The maid of honor just puked.
Do you ever close your eyes when your having sex with your girlfriend and pretend she didn't get fat after high school?
You missed out on a serious adventure. Cops were called. We put a chicken in someones house.
You left me with no money to have random Chicago sex. The least you can do is pick me up an egg mcmuffin on your walk of shame back to the hotel.
I'be color coordinated the clothes in my closet and my underwear drawer. I'm like an advertisement for house arrest. Help.
I applaud your efforts, but I have to say it was the bear we encountered that ultimately shut down the entire operation
When the cops pulled up I just stood flat against the fence with my hands up while yelling out,"I'm a tree!!"...

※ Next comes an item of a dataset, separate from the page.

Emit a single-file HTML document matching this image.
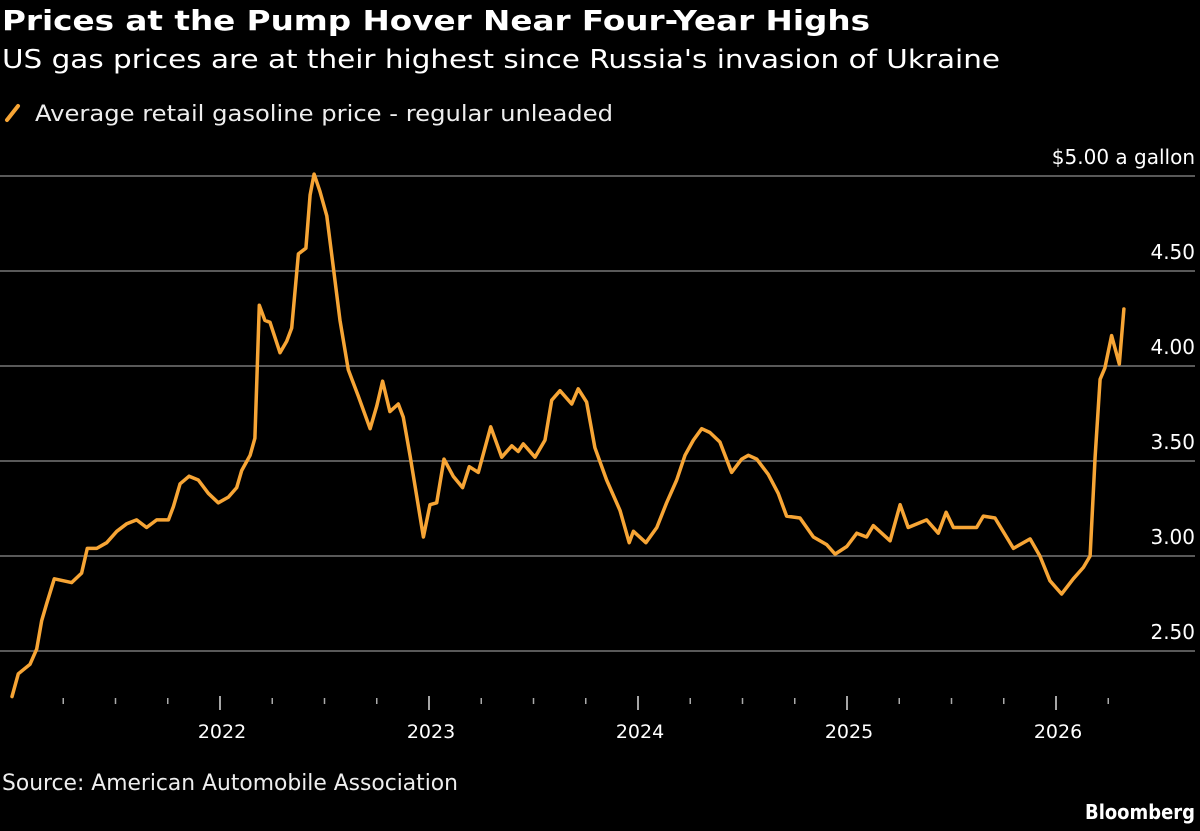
<!DOCTYPE html>
<html><head><meta charset="utf-8">
<style>
html,body{margin:0;padding:0;background:#000;}
body{width:1200px;height:831px;overflow:hidden;position:relative;font-family:"DejaVu Sans","Liberation Sans",sans-serif;color:#fff;}
</style></head>
<body>
<svg id="chart" width="1200" height="831" style="position:absolute;left:0;top:0" font-family="DejaVu Sans, Liberation Sans, sans-serif">
<text x="2" y="30" font-size="28" font-weight="bold" fill="#fff" textLength="868" lengthAdjust="spacingAndGlyphs">Prices at the Pump Hover Near Four-Year Highs</text>
<text x="2" y="68" font-size="26" fill="#fff" textLength="998" lengthAdjust="spacingAndGlyphs">US gas prices are at their highest since Russia's invasion of Ukraine</text>
<line x1="7" y1="120" x2="18" y2="106" stroke="#f7a535" stroke-width="4" stroke-linecap="round"/>
<text x="35" y="121" font-size="22" fill="#eee" textLength="578" lengthAdjust="spacingAndGlyphs">Average retail gasoline price - regular unleaded</text>
<text x="2" y="790" font-size="22" fill="#eee" textLength="456" lengthAdjust="spacingAndGlyphs">Source: American Automobile Association</text>
<text x="1195" y="819" text-anchor="end" font-size="20" font-weight="bold" fill="#fff" textLength="110" lengthAdjust="spacingAndGlyphs">Bloomberg</text>
</svg>
<script>
const dates=[2021.005,2021.035,2021.091,2021.123,2021.147,2021.171,2021.207,2021.249,2021.290,2021.338,2021.365,2021.410,2021.458,2021.506,2021.554,2021.601,2021.649,2021.697,2021.753,2021.777,2021.809,2021.852,2021.896,2021.944,2021.992,2022.040,2022.080,2022.104,2022.144,2022.167,2022.176,2022.188,2022.215,2022.239,2022.287,2022.319,2022.343,2022.375,2022.411,2022.431,2022.450,2022.478,2022.511,2022.542,2022.574,2022.614,2022.662,2022.718,2022.750,2022.778,2022.813,2022.853,2022.877,2022.909,2022.973,2023.005,2023.037,2023.072,2023.116,2023.161,2023.193,2023.236,2023.295,2023.348,2023.396,2023.427,2023.451,2023.507,2023.555,2023.587,2023.627,2023.683,2023.714,2023.754,2023.794,2023.850,2023.914,2023.958,2023.978,2024.038,2024.090,2024.137,2024.185,2024.225,2024.265,2024.305,2024.344,2024.392,2024.448,2024.496,2024.528,2024.568,2024.623,2024.671,2024.711,2024.775,2024.839,2024.903,2024.943,2024.999,2025.047,2025.094,2025.126,2025.206,2025.254,2025.293,2025.381,2025.437,2025.474,2025.509,2025.620,2025.652,2025.708,2025.796,2025.876,2025.923,2025.971,2026.027,2026.083,2026.131,2026.163,2026.187,2026.211,2026.234,2026.266,2026.303,2026.325];
const prices=[2.26,2.38,2.43,2.51,2.66,2.75,2.88,2.87,2.86,2.91,3.04,3.04,3.07,3.13,3.17,3.19,3.15,3.19,3.19,3.26,3.38,3.42,3.40,3.33,3.28,3.31,3.36,3.45,3.53,3.62,3.92,4.32,4.24,4.23,4.07,4.13,4.20,4.59,4.62,4.90,5.01,4.92,4.79,4.52,4.24,3.98,3.84,3.67,3.79,3.92,3.76,3.80,3.73,3.53,3.10,3.27,3.28,3.51,3.42,3.36,3.47,3.44,3.68,3.52,3.58,3.55,3.59,3.52,3.61,3.82,3.87,3.80,3.88,3.81,3.57,3.40,3.24,3.07,3.13,3.07,3.15,3.28,3.40,3.53,3.61,3.67,3.65,3.60,3.44,3.51,3.53,3.51,3.43,3.33,3.21,3.20,3.10,3.06,3.01,3.05,3.12,3.10,3.16,3.08,3.27,3.15,3.19,3.12,3.23,3.15,3.15,3.21,3.20,3.04,3.09,3.00,2.87,2.80,2.88,2.94,3.00,3.52,3.93,3.99,4.16,4.01,4.30];
const yTicks=[5.0,4.5,4.0,3.5,3.0,2.5];
const yTickLabels=["$5.00 a gallon","4.50","4.00","3.50","3.00","2.50"];
const xYears=[2022,2023,2024,2025,2026];
const xQuarters=[2021.25,2021.5,2021.75,2022.25,2022.5,2022.75,2023.25,2023.5,2023.75,2024.25,2024.5,2024.75,2025.25,2025.5,2025.75,2026.25];
const X=t=>11+(t-2021)*209;
const Y=v=>176+(5-v)*190;
const svg=document.getElementById('chart');
const NS='http://www.w3.org/2000/svg';
function mk(tag,attrs){const e=document.createElementNS(NS,tag);for(const k in attrs)e.setAttribute(k,attrs[k]);svg.appendChild(e);return e;}
yTicks.forEach((v,i)=>{
  const g=mk('line',{x1:0,x2:1195,y1:Y(v),y2:Y(v),stroke:'#777','stroke-width':1.5});
  
  
  const t=mk('text',{x:1195,y:Y(v)-12,'text-anchor':'end','font-size':20,fill:'#fff'});
  t.textContent=yTickLabels[i];
  
  
});
xQuarters.forEach(q=>{
  const l=mk('line',{x1:X(q),x2:X(q),y1:698,y2:704,stroke:'#aaa','stroke-width':1.5});
  
  
});
xYears.forEach(y=>{
  const l=mk('line',{x1:X(y),x2:X(y),y1:696,y2:710,stroke:'#ddd','stroke-width':1.5});
  
  
  const t=mk('text',{x:X(y)+2,y:738,'text-anchor':'middle','font-size':19,fill:'#fff'});
  t.textContent=String(y);
  
  
});
const d=dates.map((t,i)=>(i?'L':'M')+X(t).toFixed(1)+','+Y(prices[i]).toFixed(1)).join(' ');
const p=mk('path',{d:d,fill:'none',stroke:'#f7a535','stroke-width':3.5,'stroke-linejoin':'round','stroke-linecap':'round'});


</script>
</body></html>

We went to Denny's and he threatened to fight an entire high school track team by himself
Had a guy offer me a shot. But he wimped out when I asked for tequila and instead ordered gummi bear shots. I don't think he has balls. I didn't stick around to find out.
I'm over my straight phase. They all turned out to be idiots and none of them got me off. I'm going back to hot girls with strap ons.
I'm good. We walked you back to my apartment and you demanded to eat the sandwich I made for him
I am so stoned. And there are so many white people in this Jack in the Box.
Update: tequila girl had her hand down groomsmen pants
i got a dick pic last night and the mother fucker had a Jesus picture in the background.
You really do take on your dog's personality she sounded like her pug breathing when we were going at it.